Clone into ComfyUI/custom_nodes:
cd ComfyUI/custom_nodes
git clone https://github.com/Merserk/ComfyUI-PiD.git
cd ComfyUI-PiD
python -m pip install -r requirements.txtRestart ComfyUI.
Requirements:
- Python
>=3.10 - NVIDIA CUDA GPU
- Working ComfyUI install
- Enough VRAM for PiD, especially for
2kto4kor large output scales
requirements.txt does not install PyTorch because ComfyUI usually provides it.
| Node | Purpose |
|---|---|
| PiD Decode | One-node PiD decode from latent to image. |
| PiD Text Prompt | One prompt box with text for CLIP and caption for PiD. |
| PiD KSampler Capture | KSampler-compatible sampler that returns final latent, captured PiD latent, and sigma. |
| PiD Prepare | Prepares latent, caption, checkpoint, assets, and metadata on CPU. |
| PiD Sample | Runs the heavy PiD sampling step in a subprocess. |
| PiD Finalize | Converts sampled PiD output back to ComfyUI IMAGE. |
| PiD Decode (Staged) | Convenience wrapper around the staged path. |
| Value | Backbone | Latent channels | Checkpoints |
|---|---|---|---|
zimage |
Z-Image / Flux-compatible | 16 | 2k, 2kto4k |
flux |
Flux | 16 | 2k, 2kto4k |
flux2 |
Flux2 | 128 | 2k, 2kto4k |
sd3 |
Stable Diffusion 3 | 16 | 2k, 2kto4k |
dinov2 |
DINOv2 RAE | 768 | 2k |
siglip |
SigLIP Scale-RAE | 1152 | 2k |
scale=0 uses NVIDIA's default scale for the selected checkpoint: usually 4x, or 8x for SigLIP Scale-RAE.
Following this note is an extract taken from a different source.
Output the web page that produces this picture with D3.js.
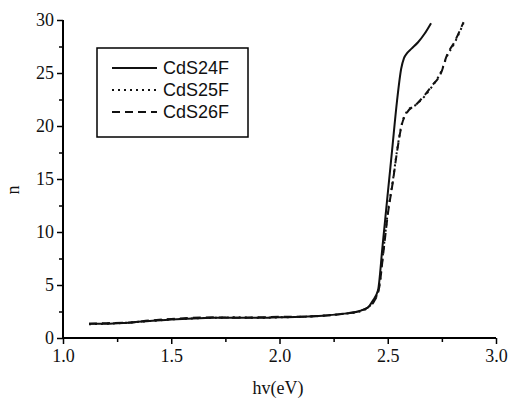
<!DOCTYPE html>
<html><head><meta charset="utf-8">
<script src="https://cdn.jsdelivr.net/npm/d3@7"></script>
<style>body{margin:0;background:#fff}svg{display:block}</style>
</head><body>
<script>
// Data
const seriesNames = ["CdS24F", "CdS25F", "CdS26F"];
const energy24 = [1.12,1.2,1.3,1.4,1.5,1.6,1.7,1.8,1.9,2.0,2.1,2.2,2.3,2.37,2.41,2.43,2.455,2.476,2.497,2.52,2.543,2.562,2.575,2.59,2.61,2.64,2.67,2.70];
const n24      = [1.35,1.35,1.45,1.6,1.75,1.85,1.9,1.9,1.9,1.95,2.0,2.1,2.3,2.55,2.9,3.5,4.5,8.7,13.0,17.7,22.4,25.4,26.4,26.9,27.3,27.9,28.7,29.7];
const energy25 = [1.12,1.2,1.3,1.4,1.5,1.6,1.7,1.8,1.9,2.0,2.1,2.2,2.3,2.37,2.41,2.435,2.46,2.48,2.50,2.524,2.543,2.566,2.59,2.63,2.67,2.70,2.75,2.77,2.81,2.85];
const n25      = [1.3,1.35,1.45,1.6,1.75,1.85,1.9,1.95,1.9,1.95,2.0,2.1,2.3,2.5,2.9,3.5,4.8,8.3,11.8,14.9,17.7,20.3,21.4,22.0,22.8,23.6,25.3,26.4,27.9,29.7];
const energy26 = [1.12,1.2,1.3,1.4,1.5,1.6,1.7,1.8,1.9,2.0,2.1,2.2,2.3,2.37,2.41,2.435,2.46,2.48,2.50,2.524,2.543,2.566,2.59,2.63,2.67,2.70,2.75,2.77,2.81,2.85];
const n26      = [1.35,1.4,1.45,1.65,1.8,1.9,1.95,1.9,1.95,2.0,2.0,2.1,2.3,2.55,2.9,3.4,4.7,8.1,11.6,14.8,17.6,20.2,21.3,22.0,22.9,23.7,25.2,26.5,28.0,29.8];
const xTicks = [1.0, 1.5, 2.0, 2.5, 3.0];
const yTicks = [0, 5, 10, 15, 20, 25, 30];
const xLabel = "hv(eV)";
const yLabel = "n";

const W = 509, H = 398;
const svg = d3.select("body").append("svg").attr("width", W).attr("height", H);
const x = d3.scaleLinear().domain([1.0, 3.0]).range([63, 496]);
const y = d3.scaleLinear().domain([0, 30]).range([338, 20]);

const serif = "'Liberation Serif','Times New Roman',serif";
const sans = "'Liberation Sans',Arial,sans-serif";

// minor ticks
const xMinor = d3.range(1.25, 3.0, 0.5);
const yMinor = d3.range(2.5, 30, 5);
const xAxisG = svg.append("g").attr("transform", "translate(0,338)");
xAxisG.call(d3.axisBottom(x).tickValues(xMinor).tickSize(4).tickFormat(""));
xAxisG.append("g").call(d3.axisBottom(x).tickValues(xTicks).tickSize(6).tickPadding(5).tickFormat(d3.format(".1f")));
const yAxisG = svg.append("g").attr("transform", "translate(63,0)");
yAxisG.call(d3.axisLeft(y).tickValues(yMinor).tickSize(4).tickFormat(""));
yAxisG.append("g").call(d3.axisLeft(y).tickValues(yTicks).tickSize(6).tickPadding(3).tickFormat(d3.format("d")));
svg.selectAll(".domain").attr("stroke", "#000").attr("stroke-width", 2);
svg.selectAll(".tick line").attr("stroke", "#000").attr("stroke-width", 1.5);
svg.selectAll(".tick text").attr("font-family", serif).attr("font-size", 18).attr("fill", "#111");
xAxisG.selectAll("path.domain").attr("d", `M${x.range()[0]},0H${x.range()[1]}`);
yAxisG.selectAll("path.domain").attr("d", `M0,${y.range()[0]}V${y.range()[1]}`);

// axis titles
svg.append("text").attr("x", 278).attr("y", 394).attr("text-anchor", "middle")
  .attr("font-family", serif).attr("font-size", 18).attr("fill", "#111").text(xLabel);
svg.append("text").attr("transform", "translate(19,190) rotate(-90)").attr("text-anchor", "middle")
  .attr("font-family", serif).attr("font-size", 18).attr("fill", "#111").text(yLabel);

// lines
const line = d3.line().x(d => x(d[0])).y(d => y(d[1])).curve(d3.curveMonotoneX);
const series = [
  {name: seriesNames[0], xs: energy24, ys: n24, dash: null},
  {name: seriesNames[1], xs: energy25, ys: n25, dash: "2,4"},
  {name: seriesNames[2], xs: energy26, ys: n26, dash: "8,5"}
];
series.forEach(s => {
  svg.append("path").datum(s.xs.map((v, i) => [v, s.ys[i]]))
    .attr("d", line).attr("fill", "none").attr("stroke", "#111")
    .attr("stroke-width", 2).attr("stroke-dasharray", s.dash);
});

// legend
const lg = svg.append("g");
lg.append("rect").attr("x", 97).attr("y", 48).attr("width", 151).attr("height", 89)
  .attr("fill", "#fff").attr("stroke", "#000").attr("stroke-width", 1.5);
series.forEach((s, i) => {
  const yy = 68 + i * 22;
  lg.append("line").attr("x1", 112).attr("x2", 157).attr("y1", yy).attr("y2", yy)
    .attr("stroke", "#111").attr("stroke-width", 2).attr("stroke-dasharray", s.dash);
  lg.append("text").attr("x", 163).attr("y", yy + 6).attr("font-family", sans)
    .attr("font-size", 18).attr("fill", "#111").text(s.name);
});
</script>
</body></html>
For Z-Image / Flux-style workflows:
PiD Text Prompt text -> CLIP Text Encode
PiD Text Prompt caption -> PiD Decode caption
KSampler latent -> PiD Decode latent
PiD Decode image -> Save Image
Recommended first test settings:
backbone = zimage
pid_ckpt_type = 2k
pid_steps = 4
scale = 1 or 2
cfg_scale = 1.0
sigma = 0.0
auto_download = true
unload_comfy_before_pid = true
aggressive_cleanup = true
sequential_offload = disabled
For official latent-conditioned checkpoints, leave vae and baseline_image disconnected unless you specifically need an external baseline size.
Use the staged nodes when VRAM is tight:
PiD KSampler Capture pid_latent -> PiD Prepare latent
PiD Text Prompt caption -> PiD Prepare caption
PiD Prepare -> PiD Sample
PiD Sample -> PiD Finalize
PiD Finalize image -> Save Image
Recommended Z-Image capture settings:
steps = 50
sampler_name = euler
scheduler = beta
capture_step = 46
PiD Sample runs in a separate Python process, so its CUDA context is destroyed after the sample is finished.
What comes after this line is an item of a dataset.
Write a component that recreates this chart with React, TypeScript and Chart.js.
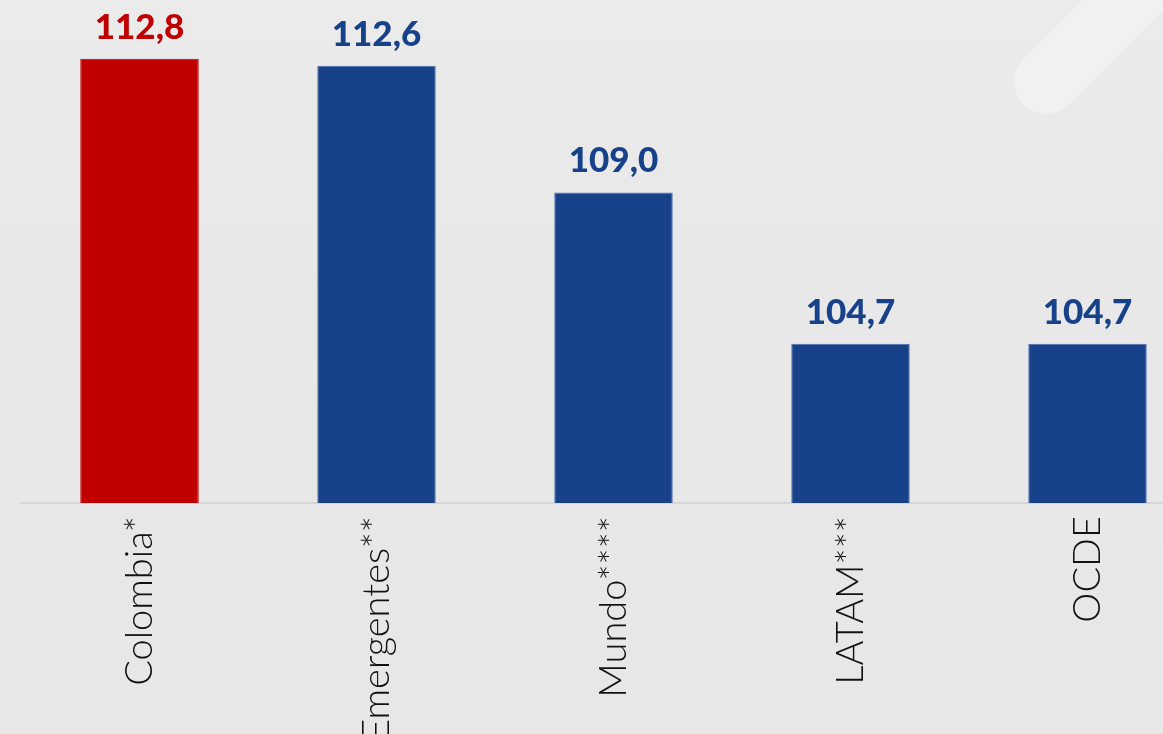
import React, { useEffect, useRef } from "react";
import { Chart, registerables } from "chart.js";

Chart.register(...registerables);

const categories = ["Colombia*", "Emergentes**", "Mundo****", "LATAM***", "OCDE"];
const values = [112.8, 112.6, 109.0, 104.7, 104.7];
const valueLabels = ["112,8", "112,6", "109,0", "104,7", "104,7"];
const barColors = ["#c00000", "#17428a", "#17428a", "#17428a", "#17428a"];

const bgPlugin = {
  id: "bg",
  beforeDraw(chart: any) {
    const { ctx, width, height } = chart;
    ctx.save();
    const g = ctx.createLinearGradient(0, 0, 0, height);
    g.addColorStop(0, "#ebebec");
    g.addColorStop(0.4, "#e8e8e9");
    g.addColorStop(1, "#e7e7e7");
    ctx.fillStyle = g;
    ctx.fillRect(0, 0, width, height);
    ctx.strokeStyle = "rgba(245,245,247,0.55)";
    ctx.lineWidth = 64;
    ctx.lineCap = "round";
    ctx.beginPath();
    ctx.moveTo(1046, 82);
    ctx.lineTo(1200, -72);
    ctx.stroke();
    ctx.restore();
  },
};

const valuePlugin = {
  id: "vals",
  afterDatasetsDraw(chart: any) {
    const { ctx } = chart;
    const meta = chart.getDatasetMeta(0);
    ctx.save();
    ctx.font = "900 35px Lato, 'Open Sans', sans-serif";
    ctx.textAlign = "center";
    ctx.textBaseline = "alphabetic";
    meta.data.forEach((bar: any, i: number) => {
      ctx.fillStyle = barColors[i];
      ctx.fillText(valueLabels[i], bar.x, bar.y - 20);
    });
    ctx.restore();
  },
};

export default function App() {
  const ref = useRef<HTMLCanvasElement>(null);
  useEffect(() => {
    document.body.style.margin = "0";
    document.body.style.overflow = "hidden";
    const chart = new Chart(ref.current!, {
      type: "bar",
      data: {
        labels: categories,
        datasets: [
          {
            data: values,
            backgroundColor: barColors,
            borderColor: ["#c00000", "#4f6fae", "#4f6fae", "#4f6fae", "#4f6fae"],
            borderWidth: 1,
            barPercentage: 0.5,
            categoryPercentage: 1,
          },
        ],
      },
      options: {
        animation: false,
        responsive: false,
        maintainAspectRatio: false,
        layout: { padding: { left: 21, right: 4, top: 0, bottom: 0 } },
        plugins: { legend: { display: false }, tooltip: { enabled: false } },
        scales: {
          x: {
            grid: { display: false, drawTicks: false },
            border: { display: true, color: "#d6d6d6", width: 2 },
            ticks: {
              minRotation: 90,
              maxRotation: 90,
              padding: 13,
              color: "#111",
              font: { family: "Lato, 'Open Sans', sans-serif", size: 38, weight: "300" as any },
            },
            afterFit(scale: any) {
              scale.height = 231;
            },
          },
          y: {
            display: false,
            min: 100.17,
            max: 114.47,
          },
        },
      },
      plugins: [bgPlugin, valuePlugin],
    });
    return () => chart.destroy();
  }, []);
  return (
    <div style={{ position: "fixed", left: 0, top: 0, width: 1163, height: 734, overflow: "hidden" }}>
      <canvas ref={ref} width={1210} height={734} style={{ width: 1210, height: 734, display: "block" }} />
    </div>
  );
}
512x512 base + 2k + scale 4 -> 2048x2048
1024x1024 base + 2kto4k + scale 4 -> 4096x4096
Large outputs can require a lot of VRAM. If a run fails, try:
- Lower
scale. - Use a smaller base latent.
- Keep cleanup options enabled.
- Try
sequential_blocks, thensequential_blocks_aggressive. - Restart ComfyUI after CUDA allocator crashes.
By default, the node uses:
ComfyUI/custom_nodes/ComfyUI-PiD/vendor/PiD
You can override the PiD source location with:
- the
pid_source_dirnode input PID_REPO_DIRCOMFYUI_PID_REPO_DIR
When auto_download=true, the node downloads missing PiD source/checkpoints/assets as needed.
A template workflow is included in:
example_workflows/image_z_image_pid.json
After restart, open it from ComfyUI workflow templates or load the JSON manually.
- This is a community wrapper around NVIDIA's public PiD code, not an official NVIDIA or ComfyUI project.
- PiD outputs
IMAGE, not a ComfyUIVAE. - NVIDIA's PiD weights may have separate license/usage terms. Check the model card before commercial use.
- Final latents with
sigma=0.0can work, but captured intermediate latents usually better match the official PiD recipe.
This project is released under the MIT License.